Records with drawing code:
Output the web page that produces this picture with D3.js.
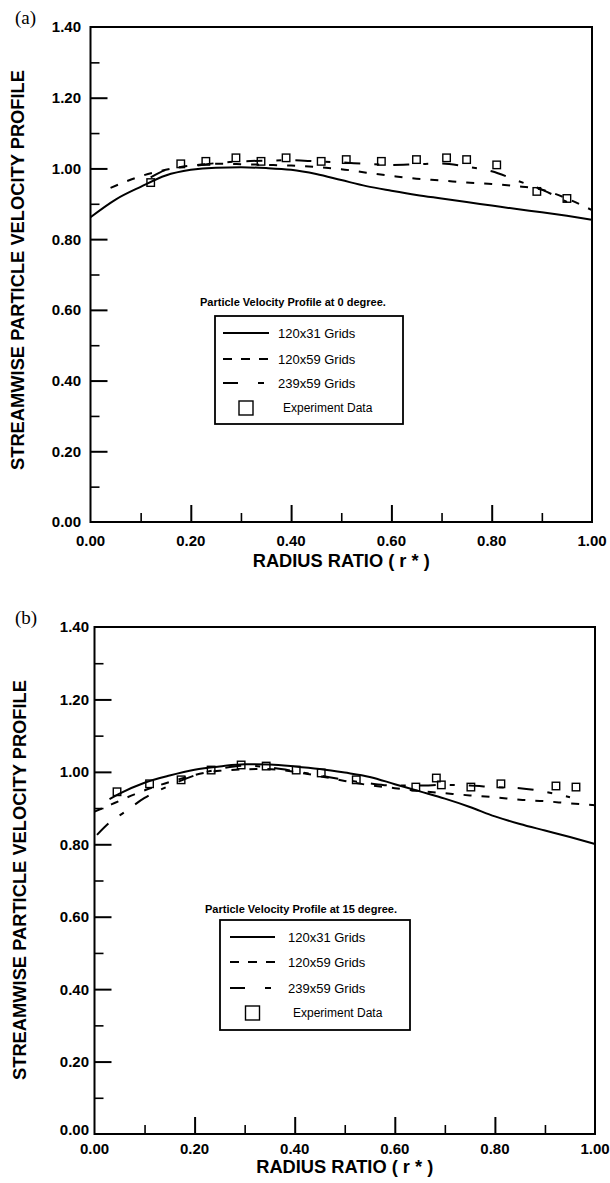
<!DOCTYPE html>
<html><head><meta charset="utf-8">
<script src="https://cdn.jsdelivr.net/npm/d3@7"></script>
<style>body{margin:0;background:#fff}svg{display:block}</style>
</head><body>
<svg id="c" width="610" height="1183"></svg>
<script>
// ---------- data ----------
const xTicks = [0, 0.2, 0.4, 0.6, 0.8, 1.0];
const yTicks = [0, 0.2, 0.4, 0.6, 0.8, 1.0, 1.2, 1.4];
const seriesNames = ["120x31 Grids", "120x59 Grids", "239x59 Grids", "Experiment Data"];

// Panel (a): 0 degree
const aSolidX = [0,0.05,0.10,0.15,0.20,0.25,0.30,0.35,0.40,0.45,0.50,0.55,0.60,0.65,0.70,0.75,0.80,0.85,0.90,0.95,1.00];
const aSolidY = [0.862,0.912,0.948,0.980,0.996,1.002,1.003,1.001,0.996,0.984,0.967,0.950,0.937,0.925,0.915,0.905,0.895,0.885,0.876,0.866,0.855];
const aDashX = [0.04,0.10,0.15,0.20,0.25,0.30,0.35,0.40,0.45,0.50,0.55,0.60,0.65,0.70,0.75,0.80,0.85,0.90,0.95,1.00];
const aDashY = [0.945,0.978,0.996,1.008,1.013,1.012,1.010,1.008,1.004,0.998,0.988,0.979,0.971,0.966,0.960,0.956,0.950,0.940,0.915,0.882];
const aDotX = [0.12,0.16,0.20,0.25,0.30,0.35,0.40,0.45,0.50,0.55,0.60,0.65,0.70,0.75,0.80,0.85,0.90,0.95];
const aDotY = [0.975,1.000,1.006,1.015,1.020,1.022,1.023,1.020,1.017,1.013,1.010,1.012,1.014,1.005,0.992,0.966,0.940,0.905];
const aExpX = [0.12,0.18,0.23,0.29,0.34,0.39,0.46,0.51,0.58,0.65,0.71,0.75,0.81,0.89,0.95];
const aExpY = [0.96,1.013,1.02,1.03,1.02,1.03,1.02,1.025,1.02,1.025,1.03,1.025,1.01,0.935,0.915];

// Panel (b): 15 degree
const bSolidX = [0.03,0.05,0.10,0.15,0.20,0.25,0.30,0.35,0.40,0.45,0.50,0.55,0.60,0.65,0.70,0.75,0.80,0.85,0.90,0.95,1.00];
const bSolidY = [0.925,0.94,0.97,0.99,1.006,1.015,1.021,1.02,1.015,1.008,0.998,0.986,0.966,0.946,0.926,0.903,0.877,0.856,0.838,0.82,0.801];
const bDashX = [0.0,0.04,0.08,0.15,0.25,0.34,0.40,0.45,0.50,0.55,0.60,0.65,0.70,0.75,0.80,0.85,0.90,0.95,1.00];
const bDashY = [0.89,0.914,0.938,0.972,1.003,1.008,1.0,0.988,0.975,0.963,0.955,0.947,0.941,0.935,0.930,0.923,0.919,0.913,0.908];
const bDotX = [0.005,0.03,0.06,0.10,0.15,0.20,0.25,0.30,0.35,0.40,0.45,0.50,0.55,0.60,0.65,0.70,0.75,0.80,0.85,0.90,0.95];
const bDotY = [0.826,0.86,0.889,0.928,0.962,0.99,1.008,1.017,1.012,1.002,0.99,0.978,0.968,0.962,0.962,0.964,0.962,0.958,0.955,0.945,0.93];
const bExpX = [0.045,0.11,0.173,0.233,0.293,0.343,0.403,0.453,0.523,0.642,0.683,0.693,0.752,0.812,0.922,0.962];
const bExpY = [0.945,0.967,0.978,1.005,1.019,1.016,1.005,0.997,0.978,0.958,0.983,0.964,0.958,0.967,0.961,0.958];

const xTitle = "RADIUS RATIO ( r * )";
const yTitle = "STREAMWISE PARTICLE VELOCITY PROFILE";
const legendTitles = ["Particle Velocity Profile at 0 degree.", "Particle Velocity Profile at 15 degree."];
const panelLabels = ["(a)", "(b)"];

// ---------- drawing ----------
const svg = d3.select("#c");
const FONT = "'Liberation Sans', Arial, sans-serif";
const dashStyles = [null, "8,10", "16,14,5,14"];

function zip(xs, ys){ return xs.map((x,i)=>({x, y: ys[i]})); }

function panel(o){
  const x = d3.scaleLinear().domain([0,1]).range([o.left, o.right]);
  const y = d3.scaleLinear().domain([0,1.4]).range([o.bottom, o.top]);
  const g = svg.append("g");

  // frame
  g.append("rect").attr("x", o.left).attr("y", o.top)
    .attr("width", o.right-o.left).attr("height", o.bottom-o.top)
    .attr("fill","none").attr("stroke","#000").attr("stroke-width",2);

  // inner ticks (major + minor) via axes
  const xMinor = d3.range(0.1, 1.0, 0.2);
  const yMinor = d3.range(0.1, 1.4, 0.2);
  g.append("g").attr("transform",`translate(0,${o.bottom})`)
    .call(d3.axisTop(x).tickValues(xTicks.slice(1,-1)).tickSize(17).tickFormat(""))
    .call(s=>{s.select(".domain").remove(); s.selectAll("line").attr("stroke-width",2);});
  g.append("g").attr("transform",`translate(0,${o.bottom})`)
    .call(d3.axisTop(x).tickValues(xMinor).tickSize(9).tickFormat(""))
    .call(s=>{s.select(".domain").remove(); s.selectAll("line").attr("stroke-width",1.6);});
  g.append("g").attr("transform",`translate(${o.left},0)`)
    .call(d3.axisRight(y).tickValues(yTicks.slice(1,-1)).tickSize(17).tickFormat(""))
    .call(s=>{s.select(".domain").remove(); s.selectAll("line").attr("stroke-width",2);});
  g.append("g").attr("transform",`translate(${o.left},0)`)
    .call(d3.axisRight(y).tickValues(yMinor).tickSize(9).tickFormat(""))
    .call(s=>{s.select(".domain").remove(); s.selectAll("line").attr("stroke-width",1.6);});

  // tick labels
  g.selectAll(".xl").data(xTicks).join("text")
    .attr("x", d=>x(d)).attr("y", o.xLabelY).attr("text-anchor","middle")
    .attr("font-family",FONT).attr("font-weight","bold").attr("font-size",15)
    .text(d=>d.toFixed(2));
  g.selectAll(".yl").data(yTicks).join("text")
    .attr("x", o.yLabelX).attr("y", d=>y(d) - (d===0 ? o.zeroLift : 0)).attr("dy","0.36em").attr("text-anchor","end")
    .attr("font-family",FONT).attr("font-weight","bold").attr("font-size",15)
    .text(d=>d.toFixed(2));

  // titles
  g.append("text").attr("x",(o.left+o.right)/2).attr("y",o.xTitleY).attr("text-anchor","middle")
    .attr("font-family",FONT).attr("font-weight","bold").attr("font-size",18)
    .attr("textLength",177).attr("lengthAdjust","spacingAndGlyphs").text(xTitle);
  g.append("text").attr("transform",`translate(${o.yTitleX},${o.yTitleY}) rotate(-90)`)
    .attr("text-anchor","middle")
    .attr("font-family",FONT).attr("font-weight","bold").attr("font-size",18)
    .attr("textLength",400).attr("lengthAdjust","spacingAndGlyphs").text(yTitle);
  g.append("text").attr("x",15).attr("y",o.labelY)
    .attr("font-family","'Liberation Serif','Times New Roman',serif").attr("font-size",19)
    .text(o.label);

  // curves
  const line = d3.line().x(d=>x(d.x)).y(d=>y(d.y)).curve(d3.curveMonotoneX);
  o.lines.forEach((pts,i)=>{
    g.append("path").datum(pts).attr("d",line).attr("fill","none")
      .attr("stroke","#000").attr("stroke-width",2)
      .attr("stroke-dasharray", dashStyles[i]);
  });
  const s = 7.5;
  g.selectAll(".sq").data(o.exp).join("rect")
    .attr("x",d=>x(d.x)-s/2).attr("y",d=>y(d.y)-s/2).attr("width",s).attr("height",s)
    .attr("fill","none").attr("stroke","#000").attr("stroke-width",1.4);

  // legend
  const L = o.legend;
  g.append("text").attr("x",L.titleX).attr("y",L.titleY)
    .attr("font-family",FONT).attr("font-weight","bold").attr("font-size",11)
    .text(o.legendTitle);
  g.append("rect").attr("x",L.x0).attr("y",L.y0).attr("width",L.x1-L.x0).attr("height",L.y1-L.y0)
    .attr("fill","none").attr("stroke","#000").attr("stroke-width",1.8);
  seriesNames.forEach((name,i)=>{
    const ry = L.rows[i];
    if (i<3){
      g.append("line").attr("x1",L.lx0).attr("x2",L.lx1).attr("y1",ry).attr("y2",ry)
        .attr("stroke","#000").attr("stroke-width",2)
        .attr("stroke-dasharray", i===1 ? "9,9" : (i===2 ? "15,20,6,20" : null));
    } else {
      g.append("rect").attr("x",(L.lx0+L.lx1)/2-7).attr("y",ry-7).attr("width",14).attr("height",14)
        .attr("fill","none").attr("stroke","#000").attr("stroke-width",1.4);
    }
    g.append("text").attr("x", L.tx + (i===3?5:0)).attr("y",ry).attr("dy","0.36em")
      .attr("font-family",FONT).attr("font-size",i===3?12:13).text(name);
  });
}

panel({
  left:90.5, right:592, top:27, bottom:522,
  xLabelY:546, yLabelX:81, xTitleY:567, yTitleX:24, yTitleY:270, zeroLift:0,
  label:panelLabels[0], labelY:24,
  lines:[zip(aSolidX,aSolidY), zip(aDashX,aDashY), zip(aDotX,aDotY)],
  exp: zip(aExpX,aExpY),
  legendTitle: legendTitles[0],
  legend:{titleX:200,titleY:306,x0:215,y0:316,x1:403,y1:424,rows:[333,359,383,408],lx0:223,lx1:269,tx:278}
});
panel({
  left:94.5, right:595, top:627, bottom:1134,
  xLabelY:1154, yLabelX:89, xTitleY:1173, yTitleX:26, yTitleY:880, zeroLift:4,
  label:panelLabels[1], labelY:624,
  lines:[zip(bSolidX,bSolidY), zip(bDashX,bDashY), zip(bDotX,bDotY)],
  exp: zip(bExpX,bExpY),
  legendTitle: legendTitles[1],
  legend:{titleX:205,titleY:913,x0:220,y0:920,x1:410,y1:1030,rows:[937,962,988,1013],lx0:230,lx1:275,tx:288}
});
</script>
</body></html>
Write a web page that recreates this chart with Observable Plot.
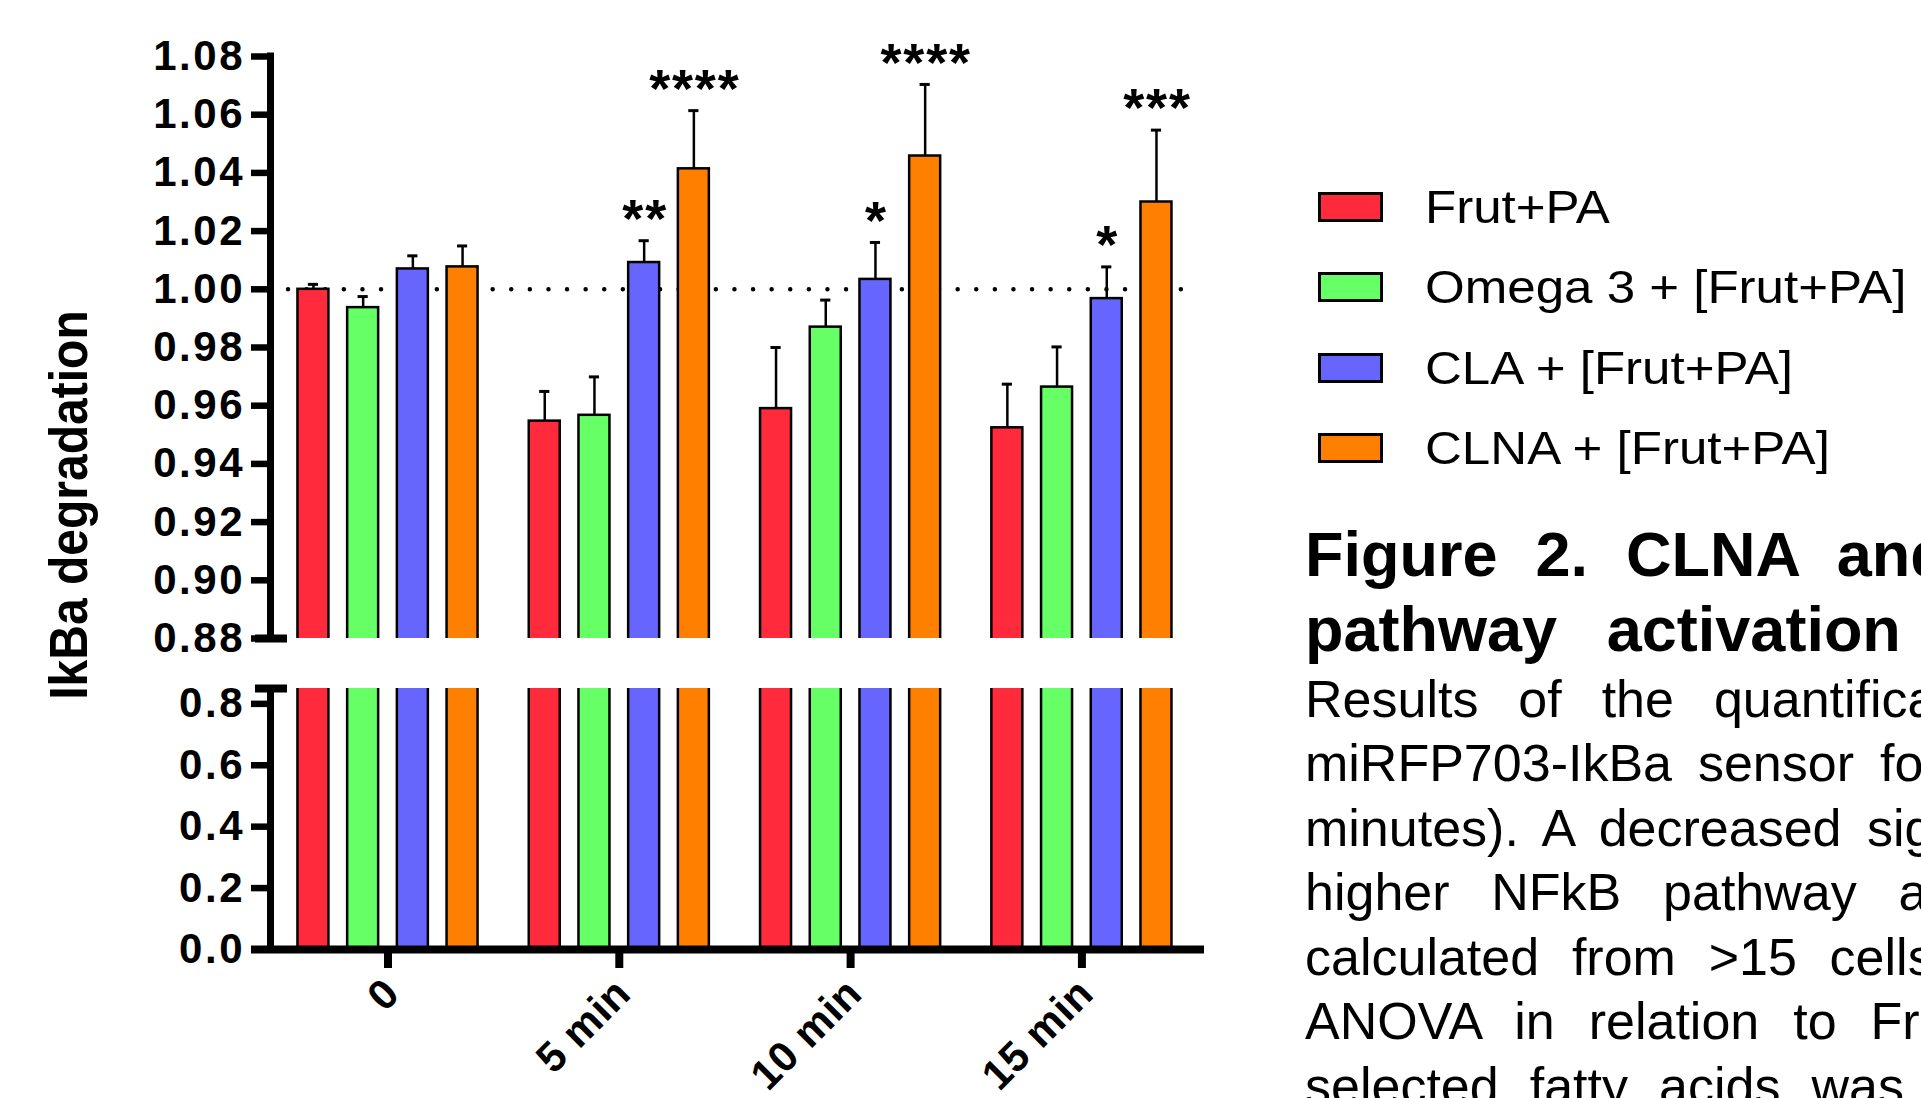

EXERCISE DESCRIPTION =>
Scan the data above and copy every line with "this" in it.

ANSWER TO THE PROBLEM =>
Output the web page that produces this picture with D3.js.
Write a web page that recreates this chart with Observable Plot.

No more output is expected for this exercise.